Task instructions:
Any pictures should be left out; please print exactly the lines between the line with "Give me the matplotlib source for this chart." and the line with "markersize=4, markeredgewidth=1.0)", inclusive.

Figure scripts

****

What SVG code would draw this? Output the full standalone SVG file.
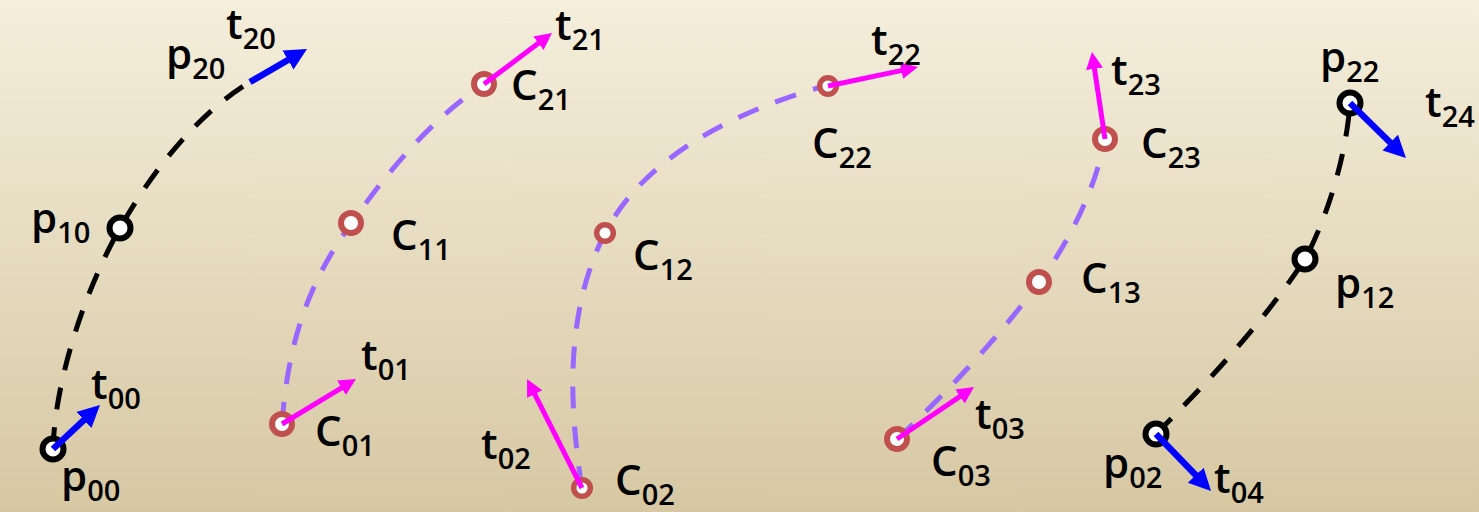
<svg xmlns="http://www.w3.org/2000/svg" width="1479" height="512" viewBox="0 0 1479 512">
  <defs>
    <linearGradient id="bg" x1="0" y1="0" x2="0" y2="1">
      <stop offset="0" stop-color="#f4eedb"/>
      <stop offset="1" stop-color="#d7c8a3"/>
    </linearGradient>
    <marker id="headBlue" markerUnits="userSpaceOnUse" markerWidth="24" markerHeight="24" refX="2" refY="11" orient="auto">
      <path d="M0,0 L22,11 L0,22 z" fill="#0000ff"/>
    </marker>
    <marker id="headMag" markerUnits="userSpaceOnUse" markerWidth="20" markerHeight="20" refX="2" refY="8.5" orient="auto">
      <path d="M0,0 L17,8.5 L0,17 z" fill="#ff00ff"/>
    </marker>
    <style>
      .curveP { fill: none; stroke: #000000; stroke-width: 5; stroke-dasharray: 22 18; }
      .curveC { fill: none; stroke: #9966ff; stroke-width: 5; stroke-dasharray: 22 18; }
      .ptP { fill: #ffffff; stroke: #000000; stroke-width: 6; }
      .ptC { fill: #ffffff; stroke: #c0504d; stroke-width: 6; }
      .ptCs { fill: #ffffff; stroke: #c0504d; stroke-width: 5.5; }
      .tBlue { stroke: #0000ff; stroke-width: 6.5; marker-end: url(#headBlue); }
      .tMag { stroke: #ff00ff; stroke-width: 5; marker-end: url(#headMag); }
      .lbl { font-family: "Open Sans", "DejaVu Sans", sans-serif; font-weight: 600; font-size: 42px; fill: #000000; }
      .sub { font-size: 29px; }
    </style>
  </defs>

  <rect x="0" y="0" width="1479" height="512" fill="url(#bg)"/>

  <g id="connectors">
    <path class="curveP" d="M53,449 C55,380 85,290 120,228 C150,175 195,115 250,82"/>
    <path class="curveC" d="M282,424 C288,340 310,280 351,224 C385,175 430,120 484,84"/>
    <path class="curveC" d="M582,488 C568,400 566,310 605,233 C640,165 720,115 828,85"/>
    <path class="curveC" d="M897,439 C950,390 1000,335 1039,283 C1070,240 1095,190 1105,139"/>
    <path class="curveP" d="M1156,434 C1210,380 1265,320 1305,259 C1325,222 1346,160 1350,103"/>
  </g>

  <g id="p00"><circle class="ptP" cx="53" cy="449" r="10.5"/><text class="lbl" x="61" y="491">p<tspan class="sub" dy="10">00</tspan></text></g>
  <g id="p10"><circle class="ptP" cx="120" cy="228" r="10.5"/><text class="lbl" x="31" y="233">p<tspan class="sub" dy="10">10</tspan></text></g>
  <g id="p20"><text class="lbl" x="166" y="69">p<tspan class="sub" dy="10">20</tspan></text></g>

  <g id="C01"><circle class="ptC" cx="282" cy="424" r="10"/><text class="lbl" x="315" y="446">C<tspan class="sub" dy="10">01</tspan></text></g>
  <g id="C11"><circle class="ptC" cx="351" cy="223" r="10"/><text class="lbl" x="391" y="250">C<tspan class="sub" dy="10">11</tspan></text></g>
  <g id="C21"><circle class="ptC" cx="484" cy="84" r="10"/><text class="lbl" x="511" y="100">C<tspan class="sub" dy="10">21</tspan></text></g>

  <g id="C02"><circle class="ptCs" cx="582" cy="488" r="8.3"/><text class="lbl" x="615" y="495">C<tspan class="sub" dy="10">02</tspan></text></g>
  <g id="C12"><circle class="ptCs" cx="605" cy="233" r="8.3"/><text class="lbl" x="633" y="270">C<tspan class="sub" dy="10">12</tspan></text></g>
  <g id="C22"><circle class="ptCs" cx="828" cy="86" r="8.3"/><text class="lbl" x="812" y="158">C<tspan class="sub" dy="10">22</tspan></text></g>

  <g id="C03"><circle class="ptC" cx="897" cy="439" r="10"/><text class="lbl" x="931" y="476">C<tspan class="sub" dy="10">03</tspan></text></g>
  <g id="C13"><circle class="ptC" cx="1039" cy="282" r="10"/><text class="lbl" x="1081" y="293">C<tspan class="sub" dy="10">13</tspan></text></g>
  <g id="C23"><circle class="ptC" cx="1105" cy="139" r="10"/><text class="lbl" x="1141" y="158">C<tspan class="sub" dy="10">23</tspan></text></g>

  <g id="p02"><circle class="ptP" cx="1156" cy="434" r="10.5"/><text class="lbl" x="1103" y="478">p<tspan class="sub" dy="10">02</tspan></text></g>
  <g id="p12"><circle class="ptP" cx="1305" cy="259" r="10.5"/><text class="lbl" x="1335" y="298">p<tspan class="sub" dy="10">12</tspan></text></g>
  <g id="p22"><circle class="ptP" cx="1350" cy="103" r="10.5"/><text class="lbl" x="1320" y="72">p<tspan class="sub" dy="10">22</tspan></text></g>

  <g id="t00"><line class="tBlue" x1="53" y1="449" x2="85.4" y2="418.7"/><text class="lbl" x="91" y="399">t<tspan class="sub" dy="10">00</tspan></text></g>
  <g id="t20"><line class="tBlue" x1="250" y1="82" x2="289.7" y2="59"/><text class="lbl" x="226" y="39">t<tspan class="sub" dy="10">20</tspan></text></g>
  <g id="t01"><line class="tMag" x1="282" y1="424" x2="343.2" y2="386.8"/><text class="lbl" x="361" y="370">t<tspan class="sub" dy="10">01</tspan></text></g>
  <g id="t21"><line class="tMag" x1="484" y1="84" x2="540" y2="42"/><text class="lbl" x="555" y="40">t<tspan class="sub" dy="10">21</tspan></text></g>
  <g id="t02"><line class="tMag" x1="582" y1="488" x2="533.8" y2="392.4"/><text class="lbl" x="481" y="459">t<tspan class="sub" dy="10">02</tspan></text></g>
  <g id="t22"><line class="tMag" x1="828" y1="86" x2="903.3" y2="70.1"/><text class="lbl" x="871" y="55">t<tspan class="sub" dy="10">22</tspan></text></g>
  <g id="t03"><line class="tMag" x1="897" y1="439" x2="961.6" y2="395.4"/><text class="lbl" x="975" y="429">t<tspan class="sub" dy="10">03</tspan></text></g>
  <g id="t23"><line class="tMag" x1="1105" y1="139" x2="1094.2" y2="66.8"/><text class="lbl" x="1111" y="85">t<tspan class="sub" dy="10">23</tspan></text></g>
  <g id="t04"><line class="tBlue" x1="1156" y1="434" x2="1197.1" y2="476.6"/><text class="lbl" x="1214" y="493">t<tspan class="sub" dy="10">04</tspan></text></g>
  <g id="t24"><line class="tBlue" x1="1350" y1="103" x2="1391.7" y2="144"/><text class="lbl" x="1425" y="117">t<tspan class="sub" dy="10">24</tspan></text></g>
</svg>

****

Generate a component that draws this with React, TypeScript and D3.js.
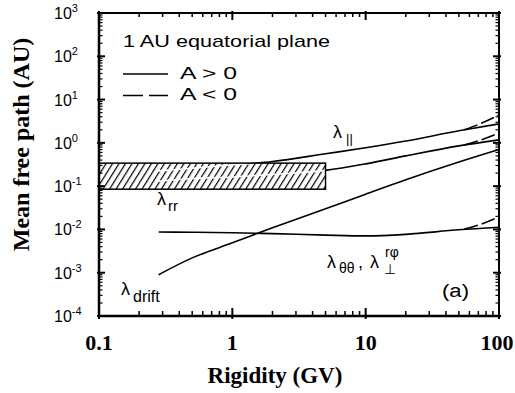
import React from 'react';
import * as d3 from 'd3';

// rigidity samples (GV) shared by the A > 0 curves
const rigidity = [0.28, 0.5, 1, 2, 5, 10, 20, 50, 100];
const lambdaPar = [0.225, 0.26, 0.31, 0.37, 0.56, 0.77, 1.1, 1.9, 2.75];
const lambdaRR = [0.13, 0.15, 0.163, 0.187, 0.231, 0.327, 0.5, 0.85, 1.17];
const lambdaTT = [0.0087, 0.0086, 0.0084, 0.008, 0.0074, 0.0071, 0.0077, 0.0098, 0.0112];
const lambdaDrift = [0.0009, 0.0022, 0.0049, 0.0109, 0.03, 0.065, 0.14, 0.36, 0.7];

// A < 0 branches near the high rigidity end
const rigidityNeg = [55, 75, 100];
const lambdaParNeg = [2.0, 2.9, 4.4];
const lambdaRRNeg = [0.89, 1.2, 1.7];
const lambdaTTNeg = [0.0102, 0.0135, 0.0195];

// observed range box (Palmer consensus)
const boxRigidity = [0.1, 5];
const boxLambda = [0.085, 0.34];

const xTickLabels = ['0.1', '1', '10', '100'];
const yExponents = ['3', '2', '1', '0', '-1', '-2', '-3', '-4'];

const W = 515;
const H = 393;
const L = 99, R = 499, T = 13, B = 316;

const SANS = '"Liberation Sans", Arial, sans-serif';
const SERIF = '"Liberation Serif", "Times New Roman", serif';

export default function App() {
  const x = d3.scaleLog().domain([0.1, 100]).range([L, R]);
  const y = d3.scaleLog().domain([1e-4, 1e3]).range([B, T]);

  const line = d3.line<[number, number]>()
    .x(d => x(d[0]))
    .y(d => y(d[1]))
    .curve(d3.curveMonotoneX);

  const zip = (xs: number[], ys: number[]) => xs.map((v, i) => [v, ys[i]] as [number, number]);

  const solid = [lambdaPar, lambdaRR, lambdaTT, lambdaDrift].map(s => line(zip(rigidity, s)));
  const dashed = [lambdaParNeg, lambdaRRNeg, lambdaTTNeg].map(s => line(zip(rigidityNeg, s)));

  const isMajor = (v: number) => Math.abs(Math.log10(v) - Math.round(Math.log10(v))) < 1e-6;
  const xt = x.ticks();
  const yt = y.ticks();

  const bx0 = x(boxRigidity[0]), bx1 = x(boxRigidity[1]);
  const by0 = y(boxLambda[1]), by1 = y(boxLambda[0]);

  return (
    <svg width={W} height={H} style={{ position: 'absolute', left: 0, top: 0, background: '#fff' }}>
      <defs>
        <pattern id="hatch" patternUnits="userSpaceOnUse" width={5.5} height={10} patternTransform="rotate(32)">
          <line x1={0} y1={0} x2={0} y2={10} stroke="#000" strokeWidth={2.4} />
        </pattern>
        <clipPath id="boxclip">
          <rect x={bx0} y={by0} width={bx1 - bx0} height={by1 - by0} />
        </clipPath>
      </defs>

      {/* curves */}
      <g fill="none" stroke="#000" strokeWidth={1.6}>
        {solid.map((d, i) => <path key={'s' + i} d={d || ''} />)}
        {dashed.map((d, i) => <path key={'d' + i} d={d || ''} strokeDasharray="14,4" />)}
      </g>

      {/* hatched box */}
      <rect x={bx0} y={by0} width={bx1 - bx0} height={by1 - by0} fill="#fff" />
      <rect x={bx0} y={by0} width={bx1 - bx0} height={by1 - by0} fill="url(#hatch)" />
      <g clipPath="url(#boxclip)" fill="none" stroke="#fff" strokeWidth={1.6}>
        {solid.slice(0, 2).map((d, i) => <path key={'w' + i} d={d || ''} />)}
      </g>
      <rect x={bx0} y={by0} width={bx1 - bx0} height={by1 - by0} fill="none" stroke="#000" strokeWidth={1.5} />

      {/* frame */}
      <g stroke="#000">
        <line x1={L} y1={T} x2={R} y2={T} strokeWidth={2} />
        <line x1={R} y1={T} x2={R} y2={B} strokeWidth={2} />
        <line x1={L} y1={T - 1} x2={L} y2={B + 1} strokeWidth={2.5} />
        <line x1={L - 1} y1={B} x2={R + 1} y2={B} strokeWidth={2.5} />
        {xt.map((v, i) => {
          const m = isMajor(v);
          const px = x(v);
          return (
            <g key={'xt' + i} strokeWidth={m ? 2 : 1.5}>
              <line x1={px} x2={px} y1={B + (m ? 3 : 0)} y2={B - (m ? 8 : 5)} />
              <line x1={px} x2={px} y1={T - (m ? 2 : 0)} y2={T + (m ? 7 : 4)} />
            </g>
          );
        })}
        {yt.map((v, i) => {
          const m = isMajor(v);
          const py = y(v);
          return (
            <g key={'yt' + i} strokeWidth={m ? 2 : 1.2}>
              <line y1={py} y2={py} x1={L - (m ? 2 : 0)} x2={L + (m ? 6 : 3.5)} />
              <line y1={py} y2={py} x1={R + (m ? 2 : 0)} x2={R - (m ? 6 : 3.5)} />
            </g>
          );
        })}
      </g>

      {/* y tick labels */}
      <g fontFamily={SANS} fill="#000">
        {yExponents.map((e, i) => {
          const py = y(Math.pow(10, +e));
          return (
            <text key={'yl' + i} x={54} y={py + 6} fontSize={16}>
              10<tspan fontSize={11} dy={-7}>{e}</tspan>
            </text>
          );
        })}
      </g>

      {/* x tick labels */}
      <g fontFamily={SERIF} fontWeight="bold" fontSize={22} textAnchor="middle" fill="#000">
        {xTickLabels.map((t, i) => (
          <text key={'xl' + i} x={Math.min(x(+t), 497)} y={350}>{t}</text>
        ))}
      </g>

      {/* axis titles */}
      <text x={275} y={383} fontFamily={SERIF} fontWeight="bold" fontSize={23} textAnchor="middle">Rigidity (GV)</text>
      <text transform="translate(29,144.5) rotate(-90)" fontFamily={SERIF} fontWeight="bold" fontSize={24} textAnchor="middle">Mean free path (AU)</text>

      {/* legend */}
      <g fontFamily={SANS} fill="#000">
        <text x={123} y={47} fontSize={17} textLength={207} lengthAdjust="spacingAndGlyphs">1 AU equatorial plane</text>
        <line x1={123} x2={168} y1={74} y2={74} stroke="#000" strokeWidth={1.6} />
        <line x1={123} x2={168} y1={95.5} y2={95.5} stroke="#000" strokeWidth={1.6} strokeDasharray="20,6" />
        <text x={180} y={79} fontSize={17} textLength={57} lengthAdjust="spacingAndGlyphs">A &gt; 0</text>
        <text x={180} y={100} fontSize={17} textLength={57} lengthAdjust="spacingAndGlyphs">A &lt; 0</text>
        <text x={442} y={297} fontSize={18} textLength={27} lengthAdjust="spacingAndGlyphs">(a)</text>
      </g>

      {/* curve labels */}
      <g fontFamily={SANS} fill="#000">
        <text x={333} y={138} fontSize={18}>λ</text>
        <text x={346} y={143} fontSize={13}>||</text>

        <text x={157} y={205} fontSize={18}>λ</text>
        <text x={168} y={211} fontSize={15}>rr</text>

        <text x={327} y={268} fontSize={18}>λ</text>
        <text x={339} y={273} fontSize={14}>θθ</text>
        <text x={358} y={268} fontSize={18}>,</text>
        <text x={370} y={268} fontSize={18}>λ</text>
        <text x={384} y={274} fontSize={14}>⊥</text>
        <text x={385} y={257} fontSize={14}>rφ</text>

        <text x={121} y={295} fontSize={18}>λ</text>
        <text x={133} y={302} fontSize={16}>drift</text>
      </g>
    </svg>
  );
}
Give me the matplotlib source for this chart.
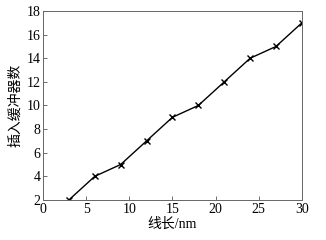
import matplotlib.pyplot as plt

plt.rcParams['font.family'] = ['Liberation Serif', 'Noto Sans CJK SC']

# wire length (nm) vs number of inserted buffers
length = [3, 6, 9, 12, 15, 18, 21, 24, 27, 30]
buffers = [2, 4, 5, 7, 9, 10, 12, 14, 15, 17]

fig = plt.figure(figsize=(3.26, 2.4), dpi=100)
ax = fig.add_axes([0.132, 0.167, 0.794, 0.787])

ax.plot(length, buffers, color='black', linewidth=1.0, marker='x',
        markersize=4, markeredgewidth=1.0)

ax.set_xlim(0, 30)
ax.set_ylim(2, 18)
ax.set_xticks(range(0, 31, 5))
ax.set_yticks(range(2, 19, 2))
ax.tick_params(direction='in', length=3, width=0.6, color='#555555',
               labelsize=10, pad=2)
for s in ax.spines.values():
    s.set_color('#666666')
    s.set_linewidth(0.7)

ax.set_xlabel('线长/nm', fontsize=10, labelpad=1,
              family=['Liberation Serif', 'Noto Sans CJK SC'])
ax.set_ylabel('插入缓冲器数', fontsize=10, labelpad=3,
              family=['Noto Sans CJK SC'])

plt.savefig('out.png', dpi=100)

****

The completed task:
Give me the matplotlib source for this chart.
import matplotlib.pyplot as plt

plt.rcParams['font.family'] = ['Liberation Serif', 'Noto Sans CJK SC']

# wire length (nm) vs number of inserted buffers
length = [3, 6, 9, 12, 15, 18, 21, 24, 27, 30]
buffers = [2, 4, 5, 7, 9, 10, 12, 14, 15, 17]

fig = plt.figure(figsize=(3.26, 2.4), dpi=100)
ax = fig.add_axes([0.132, 0.167, 0.794, 0.787])

ax.plot(length, buffers, color='black', linewidth=1.0, marker='x',
        markersize=4, markeredgewidth=1.0)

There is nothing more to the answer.